**Data shown:**
:::

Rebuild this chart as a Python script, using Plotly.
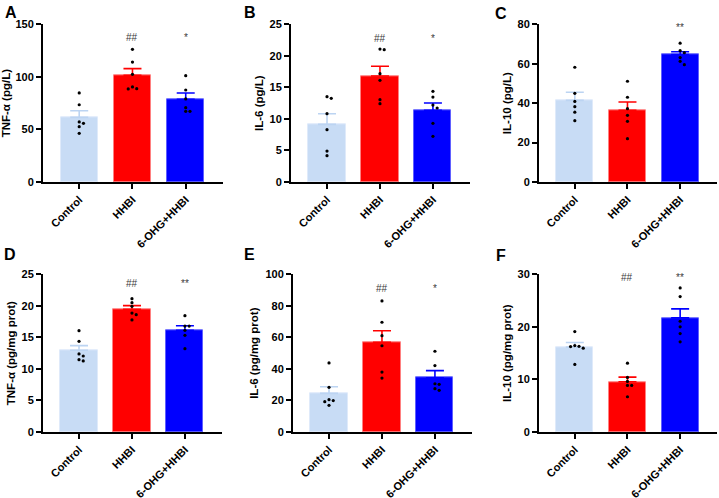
import plotly.graph_objects as go

# ---------------- data ----------------
groups = ["Control", "HHBI", "6-OHG+HHBI"]
panel_letters = ["A", "B", "C", "D", "E", "F"]
y_titles = ["TNF-α (pg/L)", "IL-6 (pg/L)", "IL-10 (pg/L)",
            "TNF-α (pg/mg prot)", "IL-6 (pg/mg prot)", "IL-10 (pg/mg prot)"]
y_max = [150, 25, 80, 25, 100, 30]
y_dtick = [50, 5, 20, 5, 20, 10]

means_A = [61.5, 101.5, 78.6]
sem_A = [6.3, 6.3, 6.1]
dots_A = [[84.7, 73.5, 57.1, 55.8, 52.6, 46.3],
          [126.2, 114.1, 102.4, 90.4, 88.5, 88.8],
          [101.1, 87.5, 79.0, 70.7, 67.2, 67.2]]
sig_A = ["", "##", "*"]

means_B = [9.14, 16.8, 11.36]
sem_B = [1.69, 1.54, 1.16]
dots_B = [[13.27, 13.53, 10.83, 8.30, 4.91, 4.17],
          [21.08, 20.97, 17.17, 16.12, 13.05, 12.42],
          [14.37, 13.47, 12.2, 11.73, 9.30, 7.24]]
sig_B = ["", "##", "*"]

means_C = [41.4, 36.4, 64.6]
sem_C = [4.1, 4.2, 1.5]
dots_C = [[58.2, 45.0, 40.9, 38.2, 35.4, 31.1],
          [51.1, 43.0, 37.2, 33.8, 30.8, 22.0],
          [70.4, 66.6, 65.6, 63.1, 61.2, 59.5]]
sig_C = ["", "", "**"]

means_D = [12.95, 19.45, 16.12]
sem_D = [0.74, 0.58, 0.73]
dots_D = [[16.06, 14.37, 12.37, 12.05, 11.47, 11.26],
          [21.14, 20.5, 19.92, 18.86, 18.6, 17.76],
          [18.44, 16.8, 16.8, 16.12, 15.33, 13.21]]
sig_D = ["", "##", "**"]

means_E = [24.5, 56.9, 34.4]
sem_E = [4.2, 7.3, 4.5]
dots_E = [[43.8, 28.3, 20.5, 19.9, 19.2, 16.9],
          [83.1, 69.6, 61.1, 54.7, 38.0, 34.2],
          [51.2, 42.1, 30.6, 30.2, 27.5, 26.4]]
sig_E = ["", "##", "*"]

means_F = [16.14, 9.55, 21.71]
sem_F = [0.89, 0.89, 1.71]
dots_F = [[19.1, 16.45, 16.3, 16.26, 15.95, 12.85],
          [13.1, 10.38, 9.62, 8.86, 8.86, 6.71],
          [27.4, 25.76, 21.07, 20.0, 18.73, 17.15]]
sig_F = ["", "##", "**"]

# height of significance labels (data units)
sig_y = [137, 22.8, 78.5, 23.6, 91, 29.4]

# ---------------- style / layout ----------------
W, H = 719, 498
bar_colors = ["#c8dcf5", "#ff0000", "#0000ff"]
bar_edge = ["#dfeafa", "#ff8080", "#6060ff"]
err_colors = ["#bcd4f2", "#ff0000", "#0000ff"]
FONT = "Arial, Liberation Sans, sans-serif"

# pixel boxes of the plot areas: (x0, x1, ytop, ybottom)
boxes = [(43, 223, 24.3, 182), (291, 470, 24.3, 182), (539, 717, 24.3, 182),
         (43, 222, 274.3, 432), (293, 472, 274.3, 432), (539, 717, 274.3, 432)]
letter_pos = [(3, 2), (242, 2), (493, 3), (2, 244), (242, 244), (494, 245)]

means = [means_A, means_B, means_C, means_D, means_E, means_F]
sems = [sem_A, sem_B, sem_C, sem_D, sem_E, sem_F]
dots = [dots_A, dots_B, dots_C, dots_D, dots_E, dots_F]
sigs = [sig_A, sig_B, sig_C, sig_D, sig_E, sig_F]


def swarm(values, px_per_unit, step=0.08, min_px=3.4):
    """simple beeswarm: offset dots that would overlap vertically"""
    placed = []
    offs = [0] * len(values)
    order = sorted(range(len(values)), key=lambda i: -values[i])
    for i in order:
        for cand in [0, 1, -1, 2, -2, 3, -3]:
            ok = True
            for (v, o) in placed:
                if o == cand and abs(v - values[i]) * px_per_unit < min_px:
                    ok = False
                    break
            if ok:
                offs[i] = cand * step
                placed.append((values[i], cand))
                break
    return offs


fig = go.Figure()
layout = dict(width=W, height=H, margin=dict(l=0, r=0, t=0, b=0, autoexpand=False),
              paper_bgcolor="white", plot_bgcolor="white",
              showlegend=False, font=dict(family=FONT, color="black"),
              bargap=0)
annotations = []

for p in range(6):
    n = "" if p == 0 else str(p + 1)
    xa, ya = "x" + n, "y" + n
    x0, x1, yt, yb = boxes[p]
    px_per_unit = (yb - yt) / y_max[p]

    fig.add_trace(go.Bar(
        x=[0, 1, 2], y=means[p], width=0.7, xaxis=xa, yaxis=ya,
        marker=dict(color=bar_colors, line=dict(color=bar_edge, width=1)),
        hoverinfo="skip"))
    # coloured SEM error bars (one per group so each has its own colour)
    for g in range(3):
        fig.add_trace(go.Scatter(
            x=[g], y=[means[p][g]], mode="markers", xaxis=xa, yaxis=ya,
            marker=dict(size=1, color="rgba(0,0,0,0)"),
            error_y=dict(type="data", array=[sems[p][g]], symmetric=False,
                         arrayminus=[0], width=9, thickness=1.6,
                         color=err_colors[g]),
            hoverinfo="skip"))
    for g in range(3):
        offs = swarm(dots[p][g], px_per_unit)
        fig.add_trace(go.Scatter(
            x=[g + o for o in offs], y=dots[p][g], mode="markers",
            xaxis=xa, yaxis=ya,
            marker=dict(size=3.2, color="black"), hoverinfo="skip"))
        if sigs[p][g]:
            annotations.append(dict(
                x=g, y=sig_y[p], xref=xa, yref=ya, text=sigs[p][g],
                showarrow=False, font=dict(size=10, color="#3a3a3a", family=FONT),
                xanchor="center", yanchor="middle"))

    ax_common = dict(showline=True, linecolor="black", linewidth=2,
                     ticks="outside", ticklen=5, tickwidth=2,
                     tickcolor="black", showgrid=False, zeroline=False,
                     automargin=False,
                     tickfont=dict(size=11, family=FONT, color="black",
                                   weight="bold"))
    layout["xaxis" + n] = dict(
        ax_common, domain=[x0 / W, x1 / W], range=[-0.68, 2.7],
        tickmode="array", tickvals=[0, 1, 2], ticktext=groups,
        tickangle=-45, anchor=ya, fixedrange=True)
    layout["yaxis" + n] = dict(
        ax_common, domain=[1 - yb / H, 1 - yt / H], range=[0, y_max[p]],
        dtick=y_dtick[p], tick0=0, anchor=xa, fixedrange=True,
        title=dict(text=y_titles[p], standoff=4,
                   font=dict(size=11.5, family=FONT, color="black",
                             weight="bold")))
    lx, ly = letter_pos[p]
    annotations.append(dict(
        x=lx / W, y=1 - ly / H, xref="paper", yref="paper",
        text=panel_letters[p], showarrow=False, xanchor="left",
        yanchor="top", font=dict(size=16, family=FONT, color="black",
                                 weight="bold")))

layout["annotations"] = annotations
fig.update_layout(**layout)
fig.write_html(
    "out.html",
    config={"displayModeBar": False},
    post_script="document.body.style.margin='0';document.body.style.overflow='hidden';",
)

:::

**What is needed:** Please restate the material above line by line, exactly, beginning at its first line and ending with the line that contains "sig_y = [137, 22.8, 78.5, 23.6, 91, 29.4]", without any pictures.

**Finished exercise:**
Rebuild this chart as a Python script, using Plotly.
import plotly.graph_objects as go

# ---------------- data ----------------
groups = ["Control", "HHBI", "6-OHG+HHBI"]
panel_letters = ["A", "B", "C", "D", "E", "F"]
y_titles = ["TNF-α (pg/L)", "IL-6 (pg/L)", "IL-10 (pg/L)",
            "TNF-α (pg/mg prot)", "IL-6 (pg/mg prot)", "IL-10 (pg/mg prot)"]
y_max = [150, 25, 80, 25, 100, 30]
y_dtick = [50, 5, 20, 5, 20, 10]

means_A = [61.5, 101.5, 78.6]
sem_A = [6.3, 6.3, 6.1]
dots_A = [[84.7, 73.5, 57.1, 55.8, 52.6, 46.3],
          [126.2, 114.1, 102.4, 90.4, 88.5, 88.8],
          [101.1, 87.5, 79.0, 70.7, 67.2, 67.2]]
sig_A = ["", "##", "*"]

means_B = [9.14, 16.8, 11.36]
sem_B = [1.69, 1.54, 1.16]
dots_B = [[13.27, 13.53, 10.83, 8.30, 4.91, 4.17],
          [21.08, 20.97, 17.17, 16.12, 13.05, 12.42],
          [14.37, 13.47, 12.2, 11.73, 9.30, 7.24]]
sig_B = ["", "##", "*"]

means_C = [41.4, 36.4, 64.6]
sem_C = [4.1, 4.2, 1.5]
dots_C = [[58.2, 45.0, 40.9, 38.2, 35.4, 31.1],
          [51.1, 43.0, 37.2, 33.8, 30.8, 22.0],
          [70.4, 66.6, 65.6, 63.1, 61.2, 59.5]]
sig_C = ["", "", "**"]

means_D = [12.95, 19.45, 16.12]
sem_D = [0.74, 0.58, 0.73]
dots_D = [[16.06, 14.37, 12.37, 12.05, 11.47, 11.26],
          [21.14, 20.5, 19.92, 18.86, 18.6, 17.76],
          [18.44, 16.8, 16.8, 16.12, 15.33, 13.21]]
sig_D = ["", "##", "**"]

means_E = [24.5, 56.9, 34.4]
sem_E = [4.2, 7.3, 4.5]
dots_E = [[43.8, 28.3, 20.5, 19.9, 19.2, 16.9],
          [83.1, 69.6, 61.1, 54.7, 38.0, 34.2],
          [51.2, 42.1, 30.6, 30.2, 27.5, 26.4]]
sig_E = ["", "##", "*"]

means_F = [16.14, 9.55, 21.71]
sem_F = [0.89, 0.89, 1.71]
dots_F = [[19.1, 16.45, 16.3, 16.26, 15.95, 12.85],
          [13.1, 10.38, 9.62, 8.86, 8.86, 6.71],
          [27.4, 25.76, 21.07, 20.0, 18.73, 17.15]]
sig_F = ["", "##", "**"]

# height of significance labels (data units)
sig_y = [137, 22.8, 78.5, 23.6, 91, 29.4]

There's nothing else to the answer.